DIRECTIVE:
Begin with the first line of the listing and quote every line through the one containing "import * as React"; give only those lines.

RECORDED DATA start

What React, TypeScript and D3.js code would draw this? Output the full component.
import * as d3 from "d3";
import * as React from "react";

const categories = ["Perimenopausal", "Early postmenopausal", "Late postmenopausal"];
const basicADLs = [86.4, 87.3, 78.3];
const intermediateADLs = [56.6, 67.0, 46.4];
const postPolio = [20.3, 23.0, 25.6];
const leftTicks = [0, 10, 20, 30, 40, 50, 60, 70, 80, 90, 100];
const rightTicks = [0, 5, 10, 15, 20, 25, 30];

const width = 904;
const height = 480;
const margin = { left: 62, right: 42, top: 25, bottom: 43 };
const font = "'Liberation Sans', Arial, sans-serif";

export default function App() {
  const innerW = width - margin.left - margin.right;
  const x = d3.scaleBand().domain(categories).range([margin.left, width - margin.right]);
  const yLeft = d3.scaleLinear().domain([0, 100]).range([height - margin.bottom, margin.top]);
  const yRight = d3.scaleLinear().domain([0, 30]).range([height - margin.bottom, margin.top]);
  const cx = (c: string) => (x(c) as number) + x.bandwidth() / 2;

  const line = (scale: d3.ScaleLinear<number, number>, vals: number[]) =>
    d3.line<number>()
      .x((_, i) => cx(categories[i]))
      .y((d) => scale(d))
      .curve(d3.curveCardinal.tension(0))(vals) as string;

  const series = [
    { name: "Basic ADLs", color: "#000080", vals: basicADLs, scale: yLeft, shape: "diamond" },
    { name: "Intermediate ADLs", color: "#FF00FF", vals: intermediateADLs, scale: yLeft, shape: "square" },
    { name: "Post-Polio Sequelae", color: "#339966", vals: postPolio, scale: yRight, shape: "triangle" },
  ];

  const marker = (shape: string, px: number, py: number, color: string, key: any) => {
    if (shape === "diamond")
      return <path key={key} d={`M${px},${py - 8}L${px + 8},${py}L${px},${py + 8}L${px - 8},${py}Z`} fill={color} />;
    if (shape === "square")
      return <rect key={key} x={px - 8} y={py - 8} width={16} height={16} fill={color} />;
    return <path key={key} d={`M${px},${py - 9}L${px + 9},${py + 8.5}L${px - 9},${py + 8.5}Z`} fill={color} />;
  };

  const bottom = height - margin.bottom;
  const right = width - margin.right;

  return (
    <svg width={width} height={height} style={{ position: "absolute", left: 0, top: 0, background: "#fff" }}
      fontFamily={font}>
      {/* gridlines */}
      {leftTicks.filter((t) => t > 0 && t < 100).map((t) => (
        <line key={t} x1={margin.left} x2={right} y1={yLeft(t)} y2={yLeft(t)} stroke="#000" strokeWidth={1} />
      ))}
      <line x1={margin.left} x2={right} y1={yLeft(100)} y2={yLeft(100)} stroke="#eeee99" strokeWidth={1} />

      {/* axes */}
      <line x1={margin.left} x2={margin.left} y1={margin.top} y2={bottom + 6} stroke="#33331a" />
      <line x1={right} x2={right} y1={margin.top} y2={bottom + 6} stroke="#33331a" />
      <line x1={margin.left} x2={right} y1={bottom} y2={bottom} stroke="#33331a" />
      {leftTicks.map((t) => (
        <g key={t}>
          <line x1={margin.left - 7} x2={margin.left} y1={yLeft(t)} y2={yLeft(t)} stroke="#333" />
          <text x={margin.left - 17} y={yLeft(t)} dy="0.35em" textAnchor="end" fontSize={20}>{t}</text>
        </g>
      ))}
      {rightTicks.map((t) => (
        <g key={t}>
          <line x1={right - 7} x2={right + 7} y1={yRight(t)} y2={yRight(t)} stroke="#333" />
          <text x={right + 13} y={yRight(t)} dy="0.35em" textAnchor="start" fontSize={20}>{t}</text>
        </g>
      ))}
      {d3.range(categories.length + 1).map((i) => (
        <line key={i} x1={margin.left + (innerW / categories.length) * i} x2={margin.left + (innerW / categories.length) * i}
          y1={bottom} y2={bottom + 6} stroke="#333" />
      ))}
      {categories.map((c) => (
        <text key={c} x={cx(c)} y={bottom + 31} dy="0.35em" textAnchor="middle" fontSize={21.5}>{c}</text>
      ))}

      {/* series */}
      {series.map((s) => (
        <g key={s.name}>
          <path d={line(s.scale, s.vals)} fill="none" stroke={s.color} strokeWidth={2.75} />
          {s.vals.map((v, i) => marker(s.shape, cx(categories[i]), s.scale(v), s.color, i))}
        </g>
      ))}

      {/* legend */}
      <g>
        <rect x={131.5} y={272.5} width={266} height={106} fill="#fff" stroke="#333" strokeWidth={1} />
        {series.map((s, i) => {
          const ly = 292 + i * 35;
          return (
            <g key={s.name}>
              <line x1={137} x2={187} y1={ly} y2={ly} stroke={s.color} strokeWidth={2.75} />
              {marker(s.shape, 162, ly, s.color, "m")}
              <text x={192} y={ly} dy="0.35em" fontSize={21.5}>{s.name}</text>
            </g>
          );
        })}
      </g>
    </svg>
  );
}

RECORDED DATA end

FULL RESPONSE:
What React, TypeScript and D3.js code would draw this? Output the full component.
import * as d3 from "d3";
import * as React from "react";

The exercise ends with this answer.